Collected data
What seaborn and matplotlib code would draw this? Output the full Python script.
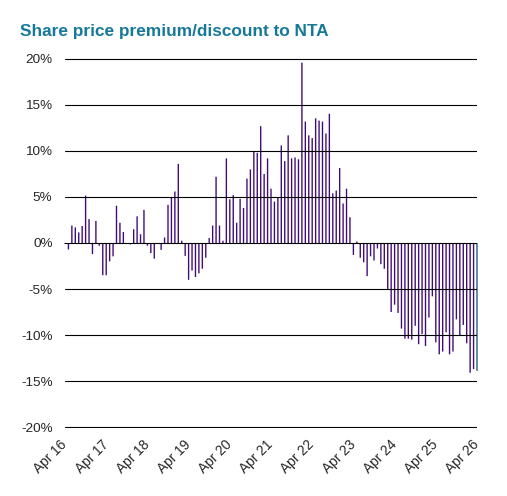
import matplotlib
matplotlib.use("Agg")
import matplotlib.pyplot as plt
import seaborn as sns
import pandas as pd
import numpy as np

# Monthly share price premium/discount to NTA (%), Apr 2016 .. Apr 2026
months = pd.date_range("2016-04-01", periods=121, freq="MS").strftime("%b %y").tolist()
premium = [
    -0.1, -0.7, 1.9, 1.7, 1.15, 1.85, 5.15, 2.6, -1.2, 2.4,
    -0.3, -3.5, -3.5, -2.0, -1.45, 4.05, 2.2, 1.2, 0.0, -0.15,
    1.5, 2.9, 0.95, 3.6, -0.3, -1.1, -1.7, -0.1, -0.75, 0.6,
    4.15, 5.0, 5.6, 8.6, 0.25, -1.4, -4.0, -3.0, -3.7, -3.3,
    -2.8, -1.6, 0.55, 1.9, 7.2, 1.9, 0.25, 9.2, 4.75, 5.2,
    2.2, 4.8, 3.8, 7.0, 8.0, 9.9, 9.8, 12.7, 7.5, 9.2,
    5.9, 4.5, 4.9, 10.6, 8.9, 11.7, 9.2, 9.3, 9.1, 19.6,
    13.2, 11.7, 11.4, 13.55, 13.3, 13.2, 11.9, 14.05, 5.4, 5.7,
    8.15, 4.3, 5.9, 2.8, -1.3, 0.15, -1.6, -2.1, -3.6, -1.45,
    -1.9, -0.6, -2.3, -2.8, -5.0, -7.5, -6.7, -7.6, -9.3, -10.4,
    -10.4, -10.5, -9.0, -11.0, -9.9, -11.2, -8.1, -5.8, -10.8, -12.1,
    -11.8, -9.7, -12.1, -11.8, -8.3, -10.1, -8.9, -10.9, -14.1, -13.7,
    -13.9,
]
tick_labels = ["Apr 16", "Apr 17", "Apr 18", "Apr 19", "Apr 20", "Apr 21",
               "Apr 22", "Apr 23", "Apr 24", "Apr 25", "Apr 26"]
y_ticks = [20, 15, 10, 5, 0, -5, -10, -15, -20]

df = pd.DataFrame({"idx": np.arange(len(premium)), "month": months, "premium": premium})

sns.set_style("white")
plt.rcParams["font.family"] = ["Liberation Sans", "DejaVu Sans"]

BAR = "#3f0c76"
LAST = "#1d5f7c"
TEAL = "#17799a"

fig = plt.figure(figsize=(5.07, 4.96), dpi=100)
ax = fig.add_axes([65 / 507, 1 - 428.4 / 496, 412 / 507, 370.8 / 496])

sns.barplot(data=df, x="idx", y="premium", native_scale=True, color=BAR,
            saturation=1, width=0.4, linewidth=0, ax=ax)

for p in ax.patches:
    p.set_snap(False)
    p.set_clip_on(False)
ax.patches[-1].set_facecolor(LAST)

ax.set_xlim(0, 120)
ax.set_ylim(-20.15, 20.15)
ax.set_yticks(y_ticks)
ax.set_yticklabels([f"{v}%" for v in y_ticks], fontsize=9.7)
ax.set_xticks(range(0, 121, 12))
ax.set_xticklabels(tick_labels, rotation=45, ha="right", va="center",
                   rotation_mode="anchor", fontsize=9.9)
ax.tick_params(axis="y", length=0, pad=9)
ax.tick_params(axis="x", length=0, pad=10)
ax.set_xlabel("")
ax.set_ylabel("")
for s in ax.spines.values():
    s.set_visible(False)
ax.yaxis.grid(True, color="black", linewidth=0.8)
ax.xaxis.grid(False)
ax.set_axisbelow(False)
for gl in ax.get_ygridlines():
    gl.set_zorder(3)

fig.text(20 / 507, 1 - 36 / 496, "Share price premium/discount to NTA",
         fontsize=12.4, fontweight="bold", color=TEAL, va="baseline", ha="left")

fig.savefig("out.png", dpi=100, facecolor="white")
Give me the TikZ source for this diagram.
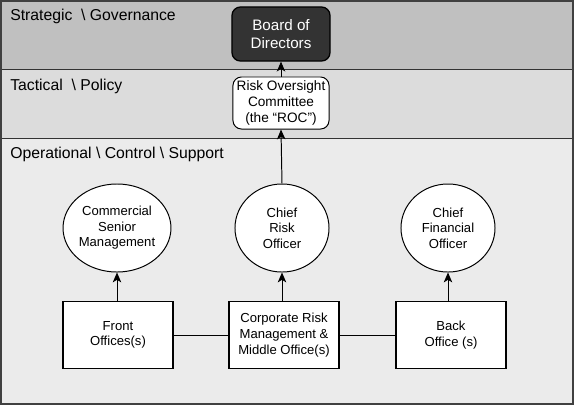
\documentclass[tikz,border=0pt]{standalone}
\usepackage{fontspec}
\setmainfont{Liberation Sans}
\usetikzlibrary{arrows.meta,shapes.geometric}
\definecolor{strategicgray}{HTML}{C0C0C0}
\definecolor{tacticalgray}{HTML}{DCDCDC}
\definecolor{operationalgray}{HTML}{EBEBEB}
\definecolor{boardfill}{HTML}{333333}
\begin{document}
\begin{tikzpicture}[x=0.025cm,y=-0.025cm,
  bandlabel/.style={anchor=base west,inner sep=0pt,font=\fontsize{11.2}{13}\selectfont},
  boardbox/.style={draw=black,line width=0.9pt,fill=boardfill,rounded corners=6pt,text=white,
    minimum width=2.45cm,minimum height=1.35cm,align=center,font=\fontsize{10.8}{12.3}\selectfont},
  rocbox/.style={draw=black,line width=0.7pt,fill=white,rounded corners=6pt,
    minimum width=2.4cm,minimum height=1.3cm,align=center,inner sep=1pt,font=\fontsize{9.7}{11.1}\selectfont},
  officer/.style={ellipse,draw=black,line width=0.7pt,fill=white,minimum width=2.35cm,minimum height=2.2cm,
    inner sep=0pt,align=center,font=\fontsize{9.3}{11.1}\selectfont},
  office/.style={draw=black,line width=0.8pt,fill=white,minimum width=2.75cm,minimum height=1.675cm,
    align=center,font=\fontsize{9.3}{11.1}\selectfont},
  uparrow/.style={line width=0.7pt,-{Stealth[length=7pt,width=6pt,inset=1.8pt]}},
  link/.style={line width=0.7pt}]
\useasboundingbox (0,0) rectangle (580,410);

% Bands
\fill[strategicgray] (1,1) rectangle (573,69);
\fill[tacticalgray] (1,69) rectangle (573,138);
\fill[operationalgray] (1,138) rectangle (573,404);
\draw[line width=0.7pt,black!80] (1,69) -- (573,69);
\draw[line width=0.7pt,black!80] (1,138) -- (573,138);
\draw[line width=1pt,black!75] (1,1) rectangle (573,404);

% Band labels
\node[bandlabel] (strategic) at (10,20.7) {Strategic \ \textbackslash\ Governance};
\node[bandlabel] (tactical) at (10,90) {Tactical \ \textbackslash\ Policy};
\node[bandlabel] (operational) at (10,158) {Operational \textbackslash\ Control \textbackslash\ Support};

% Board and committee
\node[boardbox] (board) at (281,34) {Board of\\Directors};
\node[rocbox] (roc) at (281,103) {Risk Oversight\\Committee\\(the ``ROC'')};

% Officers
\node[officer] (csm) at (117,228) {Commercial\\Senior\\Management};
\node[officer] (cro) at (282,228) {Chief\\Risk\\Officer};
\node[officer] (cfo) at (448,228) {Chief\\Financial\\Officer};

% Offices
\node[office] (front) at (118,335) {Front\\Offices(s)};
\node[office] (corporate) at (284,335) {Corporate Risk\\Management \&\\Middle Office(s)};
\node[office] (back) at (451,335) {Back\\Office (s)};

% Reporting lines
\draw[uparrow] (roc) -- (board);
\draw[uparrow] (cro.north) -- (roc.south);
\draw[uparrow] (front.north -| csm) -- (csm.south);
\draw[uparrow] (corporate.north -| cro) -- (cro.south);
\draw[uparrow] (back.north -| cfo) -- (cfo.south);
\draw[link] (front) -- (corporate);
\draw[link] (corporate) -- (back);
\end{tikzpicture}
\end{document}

- Task goal -
Each line from the top of the material through the line containing "import numpy as np" should be reproduced exactly; please drop any images.

- Response below -
What seaborn and matplotlib code would draw this? Output the full Python script.
import matplotlib
matplotlib.use("Agg")
import matplotlib.pyplot as plt
import seaborn as sns
import pandas as pd
import numpy as np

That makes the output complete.